🤖 AI Summary
This work addresses the challenge of jointly optimizing discrete phase and continuous amplitude in beamforming for large-scale antenna arrays by proposing a hybrid quantum-inspired optimization framework. The approach integrates quantum-inspired search with classical gradient-based optimization, enhancing phase robustness through Gray code and odd-number combinatorial encoding, while leveraging geometric spin encoding and a two-stage strategy for amplitude optimization. To improve solution diversity and quality, a rainbow quantum-inspired algorithm is introduced. Key technical innovations include hierarchical clustering for candidate selection, construction of a dual outer-product coupling matrix, and an enhanced bias vector. Evaluated on a 32-element array, the method achieves a score of 461.58—nearly twice that of the baseline—and demonstrates significant improvements over existing approaches in sidelobe suppression, beamwidth control, and optimization efficiency.
📝 Abstract
This paper proposes a hybrid quantum optimization framework for large-scale antenna-array beamforming with jointly optimized discrete phases and continuous amplitudes. The method combines quantum-inspired search with classical gradient refinement to handle mixed discrete-continuous variables efficiently.

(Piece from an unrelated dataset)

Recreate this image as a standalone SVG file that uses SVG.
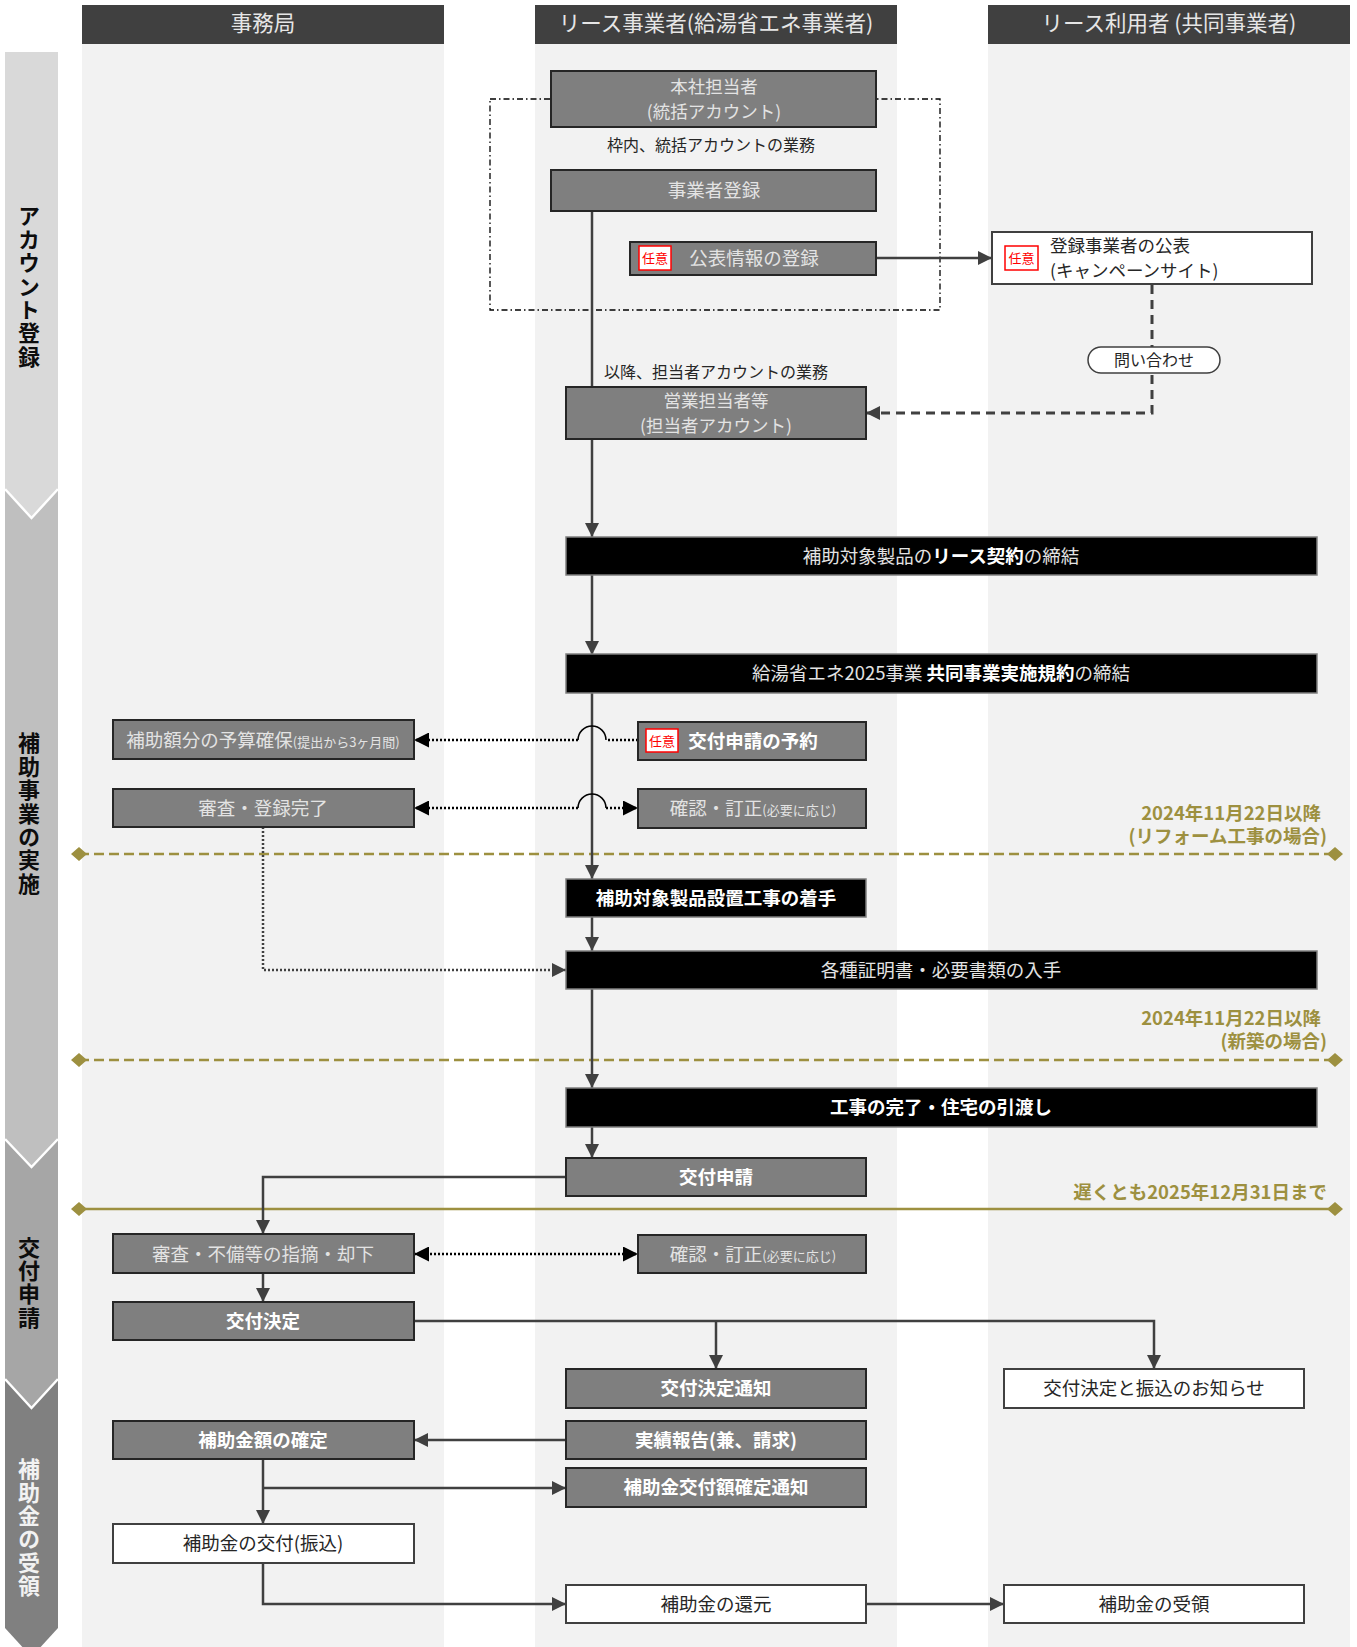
<svg xmlns="http://www.w3.org/2000/svg" width="1357" height="1647" viewBox="0 0 1357 1647">
<defs>
<style>
text{font-family:"Noto Sans CJK JP","Noto Sans",sans-serif}
.lane{fill:#f2f2f2}
.hdr{fill:#404040}
.hdrt{font-size:21.5px;fill:#e6e6e6;text-anchor:middle}
.stg{font-size:22px;font-weight:bold;text-anchor:middle;writing-mode:vertical-rl;letter-spacing:1.4px}
.g{fill:#7f7f7f;stroke:#262626;stroke-width:2}
.w{fill:#ffffff;stroke:#404040;stroke-width:2}
.b{fill:#000000;stroke:#7f7f7f;stroke-width:1.5}
.t{font-size:18.5px;fill:#e3e3e3;text-anchor:middle}
.t2{font-size:17.5px}
.tb{font-weight:bold;fill:#ffffff}
.td{fill:#262626}
.sm{font-size:13px}
.note{font-size:16px;fill:#262626;text-anchor:middle}
.bdg{fill:#ffffff;stroke:#ff0000;stroke-width:1.5}
.bdgt{font-size:13px;fill:#ff0000;text-anchor:middle}
.ln{stroke:#404040;stroke-width:2.5;fill:none}
.dash{stroke:#404040;stroke-width:3;stroke-dasharray:9 6;fill:none}
.dot{stroke:#000000;stroke-width:2.5;stroke-dasharray:2 2;fill:none}
.dotg{stroke:#404040;stroke-width:2.5;stroke-dasharray:2 2;fill:none}
.hop{stroke:#000000;stroke-width:1.5;fill:none}
.ol{stroke:#9d9040;stroke-width:2.5;fill:none}
.old{stroke-dasharray:10 5}
.olt{font-size:18.5px;font-weight:bold;fill:#9d9040;text-anchor:end}
.dia{fill:#9d9040}
</style>
<marker id="a" viewBox="0 0 14 14" refX="14" refY="7" markerWidth="14" markerHeight="14" markerUnits="userSpaceOnUse" orient="auto-start-reverse"><path d="M0,0 L14,7 L0,14 z" fill="#404040"/></marker>
<marker id="ab" viewBox="0 0 14 14" refX="14" refY="7" markerWidth="15" markerHeight="15" markerUnits="userSpaceOnUse" orient="auto-start-reverse"><path d="M0,0 L14,7 L0,14 z" fill="#000000"/></marker>
</defs>
<rect width="1357" height="1647" fill="#ffffff"/>
<g id="lanes">
<rect class="lane" x="82" y="44" width="362" height="1603"/>
<rect class="lane" x="535" y="44" width="362" height="1603"/>
<rect class="lane" x="988" y="44" width="362" height="1603"/>
<rect class="hdr" x="82" y="5" width="362" height="39"/>
<rect class="hdr" x="535" y="5" width="362" height="39"/>
<rect class="hdr" x="988" y="5" width="362" height="39"/>
<text class="hdrt" x="263" y="31">事務局</text>
<text class="hdrt" x="716" y="31">リース事業者(給湯省エネ事業者)</text>
<text class="hdrt" x="1169" y="31">リース利用者 (共同事業者)</text>
</g>
<g id="stages">
<polygon points="5,1378 58,1378 58,1628 31.5,1657 5,1628" fill="#808080"/>
<polygon points="5,1138 58,1138 58,1378 31.5,1407 5,1378" fill="#a6a6a6"/>
<polygon points="5,488 58,488 58,1138 31.5,1166 5,1138" fill="#bfbfbf"/>
<polygon points="5,52 58,52 58,488 31.5,517 5,488" fill="#d9d9d9"/>
<polyline points="5,489 31.5,518 58,489" fill="none" stroke="#ffffff" stroke-width="2.5"/>
<polyline points="5,1139 31.5,1167 58,1139" fill="none" stroke="#ffffff" stroke-width="2.5"/>
<polyline points="5,1379 31.5,1408 58,1379" fill="none" stroke="#ffffff" stroke-width="2.5"/>
<text class="stg" fill="#0d0d0d" x="29" y="287">アカウント登録</text>
<text class="stg" fill="#0d0d0d" x="29" y="814">補助事業の実施</text>
<text class="stg" fill="#0d0d0d" x="29" y="1283">交付申請</text>
<text class="stg" fill="#f2f2f2" x="29" y="1528">補助金の受領</text>
</g>
<g id="milestones">
<path class="ol old" d="M79 854 H1335"/>
<path class="dia" d="M71 854 L79 847 L87 854 L79 861 z M1327 854 L1335 847 L1343 854 L1335 861 z"/>
<text class="olt" x="1321" y="820">2024年11月22日以降</text>
<text class="olt" x="1327" y="843">(リフォーム工事の場合)</text>
<path class="ol old" d="M79 1060 H1335"/>
<path class="dia" d="M71 1060 L79 1053 L87 1060 L79 1067 z M1327 1060 L1335 1053 L1343 1060 L1335 1067 z"/>
<text class="olt" x="1321" y="1025">2024年11月22日以降</text>
<text class="olt" x="1327" y="1048">(新築の場合)</text>
<path class="ol" stroke-width="3" d="M79 1209 H1335"/>
<path class="dia" d="M71 1209 L79 1202 L87 1209 L79 1216 z M1327 1209 L1335 1202 L1343 1209 L1335 1216 z"/>
<text class="olt" x="1327" y="1199">遅くとも2025年12月31日まで</text>
</g>
<rect x="490" y="99" width="450" height="211" fill="none" stroke="#000000" stroke-width="1.3" stroke-dasharray="6 3 1.5 3"/>
<g id="connectors">
<path class="ln" d="M592 211 V387"/>
<path class="ln" d="M592 439 V537" marker-end="url(#a)"/>
<path class="ln" d="M592 575 V655" marker-end="url(#a)"/>
<path class="ln" d="M592 693 V879" marker-end="url(#a)"/>
<path class="ln" d="M592 917 V951" marker-end="url(#a)"/>
<path class="ln" d="M592 989 V1088" marker-end="url(#a)"/>
<path class="ln" d="M592 1127 V1158" marker-end="url(#a)"/>
<path class="ln" stroke-width="3" d="M876 258 H992" marker-end="url(#a)"/>
<path class="dash" d="M1152 285 V413 H866" marker-end="url(#a)"/>
<path class="dot" d="M638 740 H606"/>
<path class="hop" d="M606 740 A14 14 0 0 0 578 740"/>
<path class="dot" d="M578 740 H414" marker-end="url(#ab)"/>
<path class="dot" d="M606 808 H638" marker-end="url(#ab)"/>
<path class="hop" d="M606 808 A14 14 0 0 0 578 808"/>
<path class="dot" d="M578 808 H414" marker-end="url(#ab)"/>
<path class="dotg" d="M263 827 V970 H566" marker-end="url(#a)"/>
<path class="ln" d="M566 1177 H263 V1234" marker-end="url(#a)"/>
<path class="dot" d="M414 1254 H638" marker-start="url(#ab)" marker-end="url(#ab)"/>
<path class="ln" d="M263 1273 V1302" marker-end="url(#a)"/>
<path class="ln" d="M414 1321 H1154 V1369" marker-end="url(#a)"/>
<path class="ln" d="M716 1321 V1369" marker-end="url(#a)"/>
<path class="ln" d="M566 1440 H414" marker-end="url(#a)"/>
<path class="ln" d="M263 1459 V1524" marker-end="url(#a)"/>
<path class="ln" d="M263 1488 H566" marker-end="url(#a)"/>
<path class="ln" d="M263 1563 V1604 H566" marker-end="url(#a)"/>
<path class="ln" d="M866 1604 H1004" marker-end="url(#a)"/>
</g>
<g id="n-honsha"><rect class="g" x="551" y="71" width="325" height="56"/><text class="t t2" x="714" y="92.5">本社担当者<tspan x="714" dy="25.5">(統括アカウント)</tspan></text></g>
<text class="note" x="711" y="151">枠内、統括アカウントの業務</text>
<g id="n-jigyosha"><rect class="g" x="551" y="170" width="325" height="41"/><text class="t" x="714" y="197">事業者登録</text></g>
<g id="n-kohyo"><rect class="g" x="630" y="242" width="246" height="33"/><rect class="bdg" x="639" y="246" width="32" height="24"/><text class="bdgt" x="655" y="263">任意</text><text class="t" x="754" y="265">公表情報の登録</text></g>
<g id="n-toroku"><rect class="w" x="992" y="232" width="320" height="52"/><rect class="bdg" x="1005" y="246" width="33" height="24"/><text class="bdgt" x="1021.5" y="263">任意</text><text class="t t2 td" x="1050" y="251.5" style="text-anchor:start">登録事業者の公表<tspan x="1050" dy="25.5">(キャンペーンサイト)</tspan></text></g>
<g id="n-toiawase"><rect x="1088" y="347" width="132" height="26" rx="13" fill="#ffffff" stroke="#404040" stroke-width="1.5"/><text class="note" x="1154" y="365.5">問い合わせ</text></g>
<text class="note" x="716" y="377.5">以降、担当者アカウントの業務</text>
<g id="n-eigyo"><rect class="g" x="566" y="387" width="300" height="52"/><text class="t t2" x="716" y="406.5">営業担当者等<tspan x="716" dy="25.5">(担当者アカウント)</tspan></text></g>
<g id="n-lease"><rect class="b" x="566" y="537" width="751" height="38"/><text class="t" x="941" y="562.5">補助対象製品の<tspan class="tb">リース契約</tspan>の締結</text></g>
<g id="n-kiyaku"><rect class="b" x="566" y="654" width="751" height="39"/><text class="t" x="941" y="679.5">給湯省エネ2025事業 <tspan class="tb">共同事業実施規約</tspan>の締結</text></g>
<g id="n-yosan"><rect class="g" x="113" y="720" width="301" height="39"/><text class="t" x="263" y="746.5">補助額分の予算確保<tspan class="sm">(提出から3ヶ月間)</tspan></text></g>
<g id="n-yoyaku"><rect class="g" x="638" y="722" width="228" height="38"/><rect class="bdg" x="646" y="729" width="32" height="23"/><text class="bdgt" x="662" y="745.5">任意</text><text class="t tb" x="753" y="747.5">交付申請の予約</text></g>
<g id="n-shinsa1"><rect class="g" x="113" y="789" width="301" height="38"/><text class="t" x="263" y="814.5">審査・登録完了</text></g>
<g id="n-kakunin1"><rect class="g" x="638" y="789" width="228" height="39"/><text class="t" x="753" y="814.5">確認・訂正<tspan class="sm">(必要に応じ)</tspan></text></g>
<g id="n-chakushu"><rect class="b" x="566" y="879" width="300" height="38"/><text class="t tb" x="716" y="904.5">補助対象製品設置工事の着手</text></g>
<g id="n-shomei"><rect class="b" x="566" y="951" width="751" height="38"/><text class="t" x="941" y="976.5">各種証明書・必要書類の入手</text></g>
<g id="n-kanryo"><rect class="b" x="566" y="1088" width="751" height="39"/><text class="t tb" x="941" y="1113.5">工事の完了・住宅の引渡し</text></g>
<g id="n-shinsei"><rect class="g" x="566" y="1158" width="300" height="38"/><text class="t tb" x="716" y="1183.5">交付申請</text></g>
<g id="n-shinsa2"><rect class="g" x="113" y="1234" width="301" height="39"/><text class="t" x="263" y="1260.5">審査・不備等の指摘・却下</text></g>
<g id="n-kakunin2"><rect class="g" x="638" y="1235" width="228" height="38"/><text class="t" x="753" y="1260.5">確認・訂正<tspan class="sm">(必要に応じ)</tspan></text></g>
<g id="n-kettei"><rect class="g" x="113" y="1302" width="301" height="38"/><text class="t tb" x="263" y="1327.5">交付決定</text></g>
<g id="n-tsuchi"><rect class="g" x="566" y="1369" width="300" height="39"/><text class="t tb" x="716" y="1395">交付決定通知</text></g>
<g id="n-oshirase"><rect class="w" x="1004" y="1369" width="300" height="39"/><text class="t td" x="1154" y="1395">交付決定と振込のお知らせ</text></g>
<g id="n-jisseki"><rect class="g" x="566" y="1421" width="300" height="38"/><text class="t tb" x="716" y="1446.5">実績報告(兼、請求)</text></g>
<g id="n-kakutei"><rect class="g" x="113" y="1421" width="301" height="38"/><text class="t tb" x="263" y="1446.5">補助金額の確定</text></g>
<g id="n-kakuteitsuchi"><rect class="g" x="566" y="1468" width="300" height="39"/><text class="t tb" x="716" y="1494">補助金交付額確定通知</text></g>
<g id="n-kofu"><rect class="w" x="113" y="1524" width="301" height="39"/><text class="t td" x="263" y="1550">補助金の交付(振込)</text></g>
<g id="n-kangen"><rect class="w" x="566" y="1585" width="300" height="38"/><text class="t td" x="716" y="1610.5">補助金の還元</text></g>
<g id="n-juryo"><rect class="w" x="1004" y="1585" width="300" height="38"/><text class="t td" x="1154" y="1610.5">補助金の受領</text></g>
</svg>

For phase optimization, a Gray-code and odd-combination encoding scheme is introduced to improve robustness and avoid the complexity explosion of higher-order Ising models. For amplitude optimization, a geometric spin-combination encoding and a two-stage strategy are developed, using quantum-inspired optimization for coarse search and gradient optimization for fine refinement. To enhance solution diversity and quality, a rainbow quantum-inspired algorithm integrates multiple optimizers for parallel exploration, followed by hierarchical-clustering-based candidate refinement. In addition, a double outer-product method and an augmented version are proposed to construct the coupling matrix and bias vector efficiently, improving numerical precision and implementation efficiency. Under the scoring rules of the 7th National Quantum Computing Hackathon, simulations on a 32-element antenna array show that the proposed method achieves a score of 461.58 under constraints on near-main-lobe sidelobes, wide-angle sidelobes, beamwidth, and optimization time, nearly doubling the baseline score. The proposed framework provides an effective reference for beamforming optimization in future wireless communication systems.